Elle lui répondit à haute voix : « Avez-vous de bons éperons ? » A ces mots les assistants demandèrent à Jeanne : « Que
dites-vous ? Devrions-nous tourner les talons ? » Alors Jeanne
répondit : « Non ! Ce seront les Anglais qui ne se défendront pas et seront vaincus et il vous faudra des éperons pour leur
courir sus ». Il en fut ainsi : les Anglais s'enfuirent et, tant
morts que prisonniers, il y en eut plus de quatre mille.
De même déclare ledit seigneur bien se rappeler, en vérité,
que, le roi se trouvant au château de Loches, le déposant
et la Pucelle allèrent le voir après la levée du siège d'Orléans
; le roi était dans sa chambre, en français, de retrait,
avec le sire Christophe d'Harcourt, évêque de Castres, confesseur
du roi et le sire de Trêves, autrefois chancelier de
France ; avant de pénétrer dans cette chambre, elle frappa à la porte ; et, aussitôt entrée, elle se mit à genoux, tint embrassées
les jambes du roi en disant ces mots ou d'autres
semblables : « Noble dauphin, ne tenez plus davantage de
délibérations, et si longues ; venez au plus tôt à Reims pour
prendre une digne couronne ». Alors le susdit Christophe
d'Harcourt, s'adressant à elle, lui demanda si elle tenait
cela de son conseil ; et Jeanne répondit oui, elle avait été fort
poussée à cela. Ledit Christophe s'adressa de nouveau à
Jeanne : « Ne voulez-vous pas dire ici, en présence du roi, de
quelle façon se manifeste votre conseil, quand il vous parle ? »
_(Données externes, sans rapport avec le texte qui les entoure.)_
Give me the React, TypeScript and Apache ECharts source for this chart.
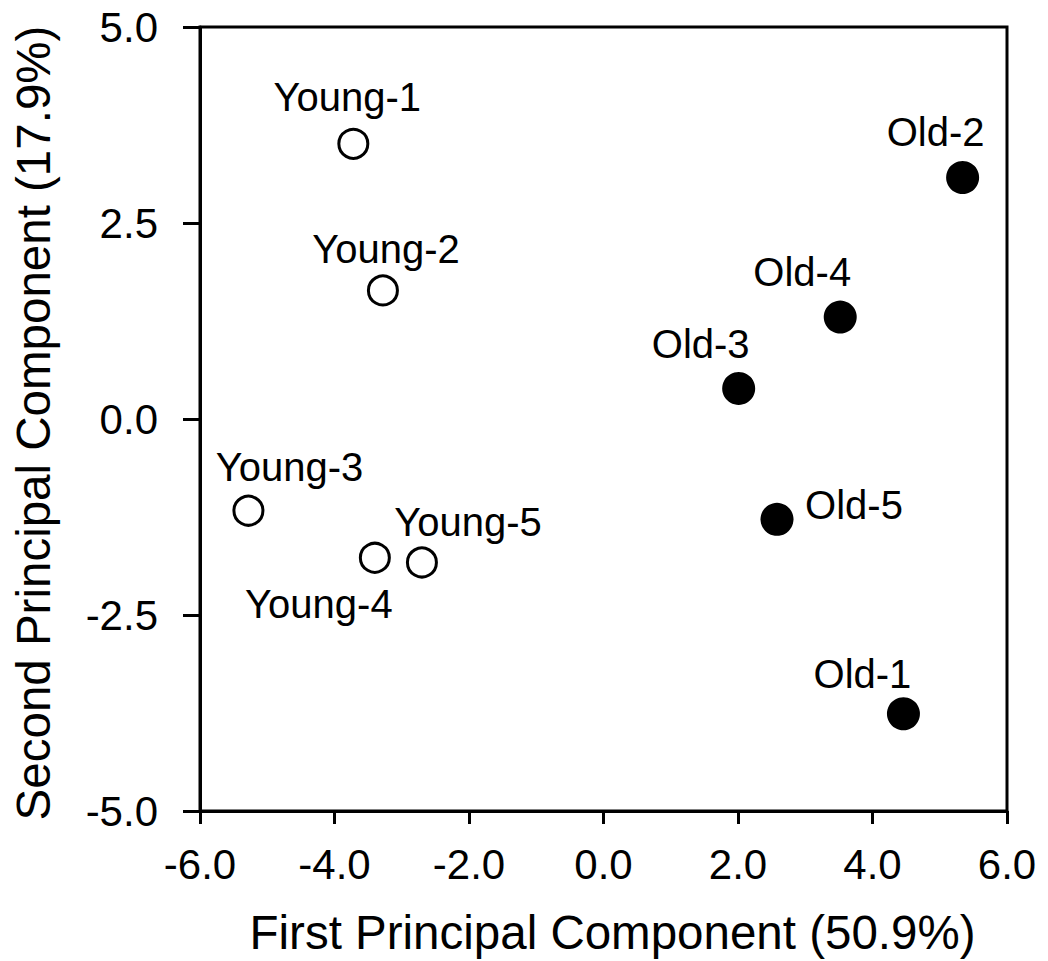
import React, { useEffect, useRef } from "react";
import * as echarts from "echarts";

const youngNames = ["Young-1", "Young-2", "Young-3", "Young-4", "Young-5"];
const youngX = [-3.72, -3.28, -5.28, -3.4, -2.7];
const youngY = [3.51, 1.64, -1.17, -1.77, -1.83];

const oldNames = ["Old-1", "Old-2", "Old-3", "Old-4", "Old-5"];
const oldX = [4.46, 5.34, 2.01, 3.52, 2.58];
const oldY = [-3.76, 3.08, 0.39, 1.3, -1.28];

const xTitle = "First Principal Component (50.9%)";
const yTitle = "Second Principal Component (17.9%)";

// label placement (pixel offsets from the marker centre)
const labelOffsets: Record<string, [number, number]> = {
  "Young-1": [-6, -47],
  "Young-2": [3, -41],
  "Young-3": [41, -44],
  "Young-4": [-56, 46],
  "Young-5": [46, -40],
  "Old-1": [-41, -40],
  "Old-2": [-27, -46],
  "Old-3": [-38, -44],
  "Old-4": [-38, -45],
  "Old-5": [77, -14],
};

const FONT = "'Liberation Sans', Arial, Helvetica, sans-serif";

function buildData(names: string[], xs: number[], ys: number[]) {
  return names.map((n, i) => ({
    name: n,
    value: [xs[i], ys[i]],
    label: { offset: labelOffsets[n] },
  }));
}

export default function App() {
  const ref = useRef<HTMLDivElement>(null);
  useEffect(() => {
    if (!ref.current) return;
    const chart = echarts.init(ref.current, undefined, { renderer: "svg" });
    const labelStyle = {
      show: true,
      position: "inside",
      formatter: "{b}",
      color: "#000",
      fontSize: 40,
      fontFamily: FONT,
    };
    chart.setOption({
      animation: false,
      backgroundColor: "#fff",
      grid: {
        left: 200,
        top: 27,
        right: 41,
        bottom: 149,
        show: true,
        borderColor: "#000",
        borderWidth: 3,
        backgroundColor: "transparent",
      },
      xAxis: {
        type: "value",
        min: -6,
        max: 6,
        interval: 2,
        name: xTitle,
        nameLocation: "middle",
        nameGap: 97,
        nameTextStyle: { fontSize: 47.5, color: "#000", fontFamily: FONT, padding: [0, 0, 0, 18] },
        axisLine: { show: true, onZero: false, lineStyle: { color: "#000", width: 3 } },
        axisTick: { show: true, length: 13, lineStyle: { color: "#000", width: 3 } },
        axisLabel: {
          fontSize: 42,
          color: "#000",
          fontFamily: FONT,
          margin: 32,
          formatter: (v: number) => v.toFixed(1),
        },
        splitLine: { show: false },
      },
      yAxis: {
        type: "value",
        min: -5,
        max: 5,
        interval: 2.5,
        name: yTitle,
        nameLocation: "middle",
        nameGap: 143,
        nameTextStyle: { fontSize: 47.5, color: "#000", fontFamily: FONT, padding: [0, 8, 0, 0] },
        axisLine: { show: true, onZero: false, lineStyle: { color: "#000", width: 3 } },
        axisTick: { show: true, length: 17, lineStyle: { color: "#000", width: 3 } },
        axisLabel: {
          fontSize: 42,
          color: "#000",
          fontFamily: FONT,
          margin: 42,
          formatter: (v: number) => v.toFixed(1),
        },
        splitLine: { show: false },
      },
      series: [
        {
          name: "Young",
          type: "scatter",
          symbol: "circle",
          symbolSize: 29,
          itemStyle: { color: "#fff", borderColor: "#000", borderWidth: 3, opacity: 1 },
          label: labelStyle,
          data: buildData(youngNames, youngX, youngY),
        },
        {
          name: "Old",
          type: "scatter",
          symbol: "circle",
          symbolSize: 33,
          itemStyle: { color: "#000", opacity: 1 },
          label: labelStyle,
          data: buildData(oldNames, oldX, oldY),
        },
      ],
    });
    return () => chart.dispose();
  }, []);
  return (
    <div
      ref={ref}
      style={{ position: "absolute", left: 0, top: 0, width: 1048, height: 961, background: "#fff" }}
    />
  );
}
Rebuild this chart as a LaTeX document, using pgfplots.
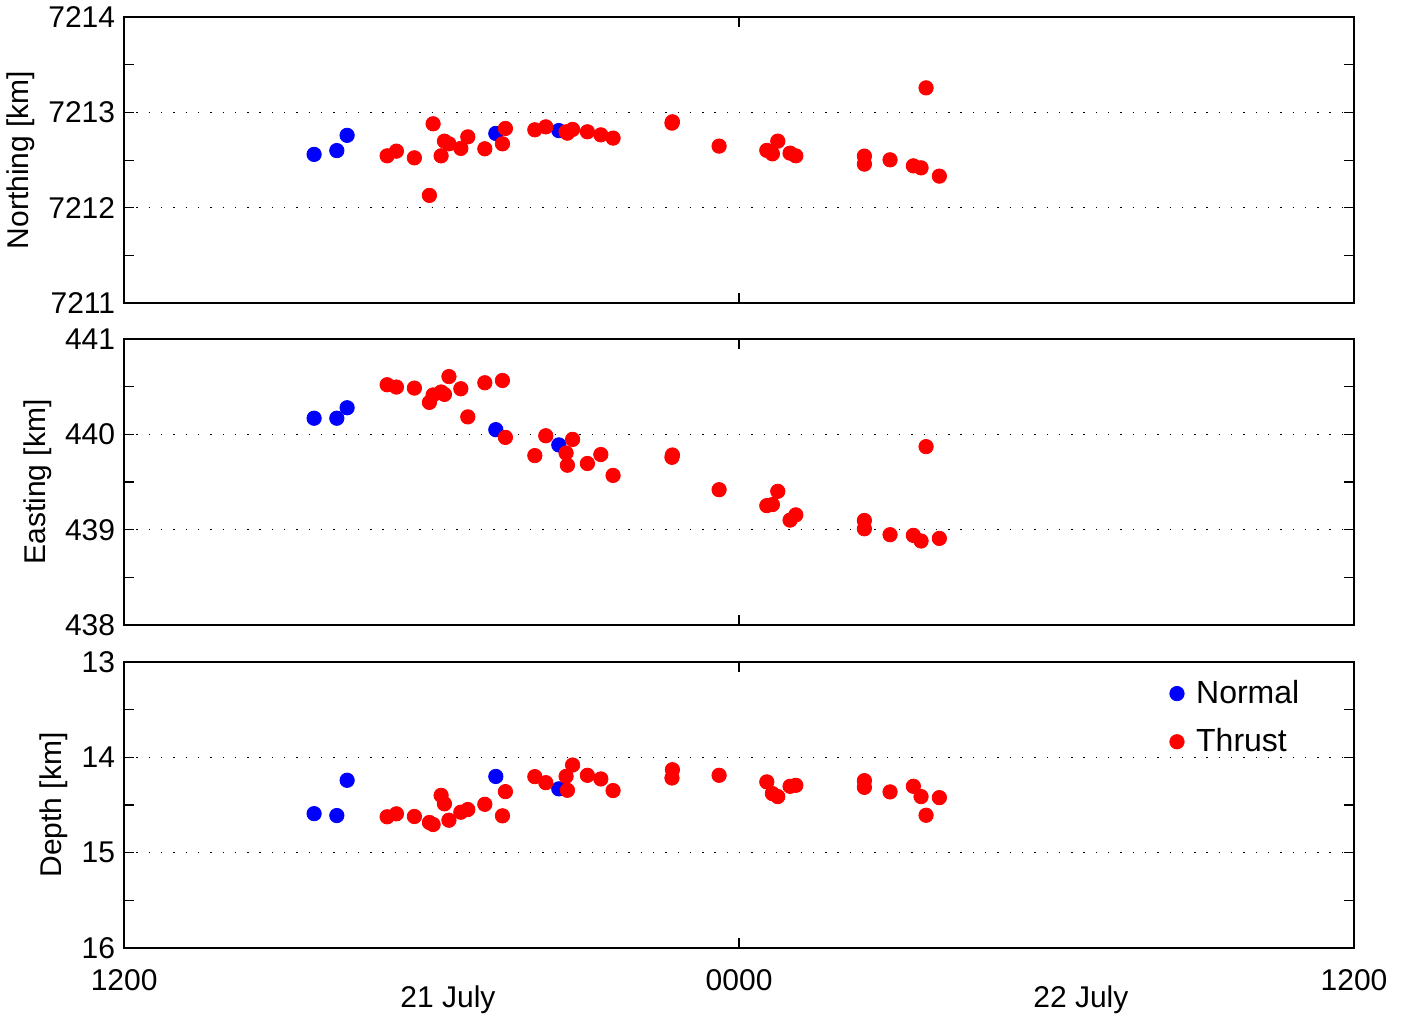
\documentclass[border=0pt]{standalone}
\usepackage{fontspec}
\setmainfont{Liberation Sans}
\usepackage{pgfplots}
\usepackage{pgfplotstable}
\pgfplotsset{compat=1.18}

% columns: x = hours after 1200 on 21 July, n = northing, e = easting, d = depth
\pgfplotstableread{
x      n        e       d
3.707  7212.56  440.17  14.59
4.150  7212.60  440.17  14.61
4.351  7212.76  440.28  14.24
7.253  7212.78  440.05  14.20
8.482  7212.81  439.89  14.33
}\normal

\pgfplotstableread{
x       n        e        d
5.132   7212.545 440.521  14.623
5.313   7212.594 440.497  14.592
5.664   7212.524 440.486  14.620
5.957   7212.130 440.336  14.683
6.029   7212.881 440.414  14.704
6.185   7212.545 440.445  14.398
6.250   7212.699 440.420  14.487
6.338   7212.671 440.607  14.659
6.570   7212.623 440.479  14.575
6.706   7212.744 440.184  14.547
7.038   7212.619 440.542  14.492
7.382   7212.671 440.566  14.613
7.440   7212.832 439.969  14.359
8.014   7212.818 439.778  14.202
8.228   7212.849 439.986  14.265
8.624   7212.797 439.805  14.199
8.650   7212.783 439.677  14.345
8.751   7212.822 439.948  14.080
9.040   7212.797 439.695  14.188
9.302   7212.765 439.789  14.226
9.541   7212.731 439.570  14.348
10.699  7212.902 439.784  14.129
10.690  7212.888 439.760  14.216
11.610  7212.647 439.420  14.188
12.541  7212.602 439.253  14.257
12.650  7212.566 439.264  14.380
12.755  7212.699 439.403  14.411
12.995  7212.573 439.101  14.303
13.107  7212.545 439.156  14.293
14.445  7212.542 439.097  14.244
14.445  7212.458 439.010  14.314
14.946  7212.503 438.948  14.362
15.401  7212.440 438.941  14.303
15.551  7212.419 438.882  14.411
15.908  7212.332 438.909  14.422
15.649  7213.258 439.872  14.607
}\thrust

\definecolor{nblue}{RGB}{0,0,255}
\definecolor{tred}{RGB}{255,0,0}

\pgfplotsset{
  panel/.style={
    scale only axis, width=615pt, height=143pt,
    xmin=0, xmax=24, xtick={0,12,24}, xticklabels={},
    minor x tick num=0, minor y tick num=1,
    ymajorgrids,
    major grid style={black, line width=0.7pt, dash pattern=on 0.7pt off 5.45pt},
    axis line style={black, line width=0.8pt},
    tick style={black, line width=0.6pt},
    major tick length=5pt, minor tick length=5pt,
    font=\fontsize{15}{18}\selectfont,
    /pgf/number format/assume math mode=true,
    /pgf/number format/1000 sep={},
    yticklabel style={xshift=-1pt},
    clip=false,
  },
  nmark/.style={only marks, mark=*, mark size=3.6pt, nblue, mark options={draw=nblue, fill=nblue}},
  tmark/.style={only marks, mark=*, mark size=3.6pt, tred, mark options={draw=tred, fill=tred}},
}

\begin{document}
\begin{tikzpicture}
\path (-62pt,8.5pt) rectangle (639.5pt,-503pt);

\begin{axis}[panel, at={(0,0)}, anchor=north west,
  ymin=7211, ymax=7214, ytick={7211,7212,7213,7214},
  ylabel={Northing [km]}]
  \addplot[nmark] table[x=x, y=n] {\normal};
  \addplot[tmark] table[x=x, y=n] {\thrust};
\end{axis}

\begin{axis}[panel, at={(0,-161pt)}, anchor=north west,
  ymin=438, ymax=441, ytick={438,439,440,441},
  ylabel={Easting [km]}]
  \addplot[nmark] table[x=x, y=e] {\normal};
  \addplot[tmark] table[x=x, y=e] {\thrust};
\end{axis}

\begin{axis}[panel, at={(0,-322.5pt)}, anchor=north west,
  ymin=13, ymax=16, ytick={13,14,15,16}, y dir=reverse,
  ylabel={Depth [km]},
  xticklabels={1200,0000,1200},
  xticklabel style={yshift=-7pt},
  legend style={at={(0.845,0.965)}, anchor=north west, draw=none, fill=none,
    font=\fontsize{16}{19}\selectfont, row sep=7pt,
    /tikz/every odd column/.style={column sep=4pt}},
  legend cell align=left]
  \addplot[nmark] table[x=x, y=d] {\normal};
  \addlegendentry{Normal}
  \addplot[tmark] table[x=x, y=d] {\thrust};
  \addlegendentry{Thrust}
  \node at (axis cs:6.32,16) [yshift=-26pt] {21 July};
  \node at (axis cs:18.67,16) [yshift=-26pt] {22 July};
\end{axis}
\end{tikzpicture}
\end{document}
Elle lui répondit en rougissant : « Je sais assez ce que vous voulez savoir, et je vous le dirai volontiers ». Le roi lui
dit alors : « Jeanne, vous plairait-il bien de faire une déclaration
sur ce qu'il demande, ici, en présence des assistants ? »
Elle répondit au roi oui, et s'exprima en ces termes, ou en
d'autres semblables : quand elle était mal contente de quelque
manière, parce qu'on ne la croyait pas en ce qu'elle disait de
la part de Dieu, elle se tirait à part et priait Dieu, se plaignant à lui de ce que ses interlocuteurs ne la croyaient pas facilement
; et une fois sa prière à Dieu faite, elle entendait alors
une voix lui dire : « Fille Dé, va, va, va, je serai à ton aide,
va » ; et quand elle entendait cette voix, elle se réjouissait
fort, et désirait en outre rester toujours dans le même état ;
et, ce qui est encore plus fort, en répétant les paroles de ses
voix elle avait des élans de joie admirables, en levant les yeux
vers le ciel.
De même le déposant, interrogé, déclare se rappeler qu'après lesdites victoires les princes du sang royal et les capitaines
voulaient que le roi allât en Normandie et non à Reims ;
mais la Pucelle fut toujours d'avis qu'il fallait aller à Reims
pour faire sacrer le roi ; et elle en donnait la raison, disant que,
une fois le roi couronné et sacré, la puissance de ses ennemis
irait toujours en diminuant, et que ceux-ci à la fin ne pourraient
plus nuire ni au roi, ni au royaume. Tous se rallièrent à cet avis. Le premier endroit où le roi s'arrêta et prit position
avec son armée fut devant la cité de Troyes. Là il tint conseil
avec les princes du sang et les autres capitaines pour aviser
si on s'arrêterait devant ladite cité, pour l'assiéger et la prendre
ou s'il était préférable de passer au-delà, en allant droit, à Reims, et en abandonnant la cité de Troyes. Le conseil
du roi se partagea en divers avis, hésitant sur ce qui serait
le plus utile. La Pucelle vint, entra au conseil, et dit ces paroles
ou d'autres semblables : « Noble dauphin, ordonnez à
vos troupes d'assiéger la ville de Troyes, sans poursuivre de
plus longues délibérations, car, en nom Dieu, avant trois
jours je vous ferai entrer dans cette cité, par amour ou par
puissance et force ; et la Bourgogne, pleine de fausseté, sera
très stupéfaite ». Alors la Pucelle avança aussitôt avec l'armée
royale, fixa les tentes au long des fossés, et prit telles
admirables précautions que n'auraient pas prises deux ou
trois chefs de guerre plus exercés et plus fameux. Elle travailla
tant cette nuit-là que le lendemain l'évêque et les
citoyens de la cité, effrayés et tremblants, se placèrent dans
l'obéissance royale. Comme on le sut plus tard, à partir du
moment où Jeanne donna son avis au roi de ne pas abandonner
la cité, ces citoyens perdirent courage et ne cherchèrent
qu'à fuir et se réfugier dans les églises. Une fois cette cité
rentrée dans l'obéissance au roi, celui-ci partit pour Reims,
où il trouva une entière soumission et où il fut sacré et couronné.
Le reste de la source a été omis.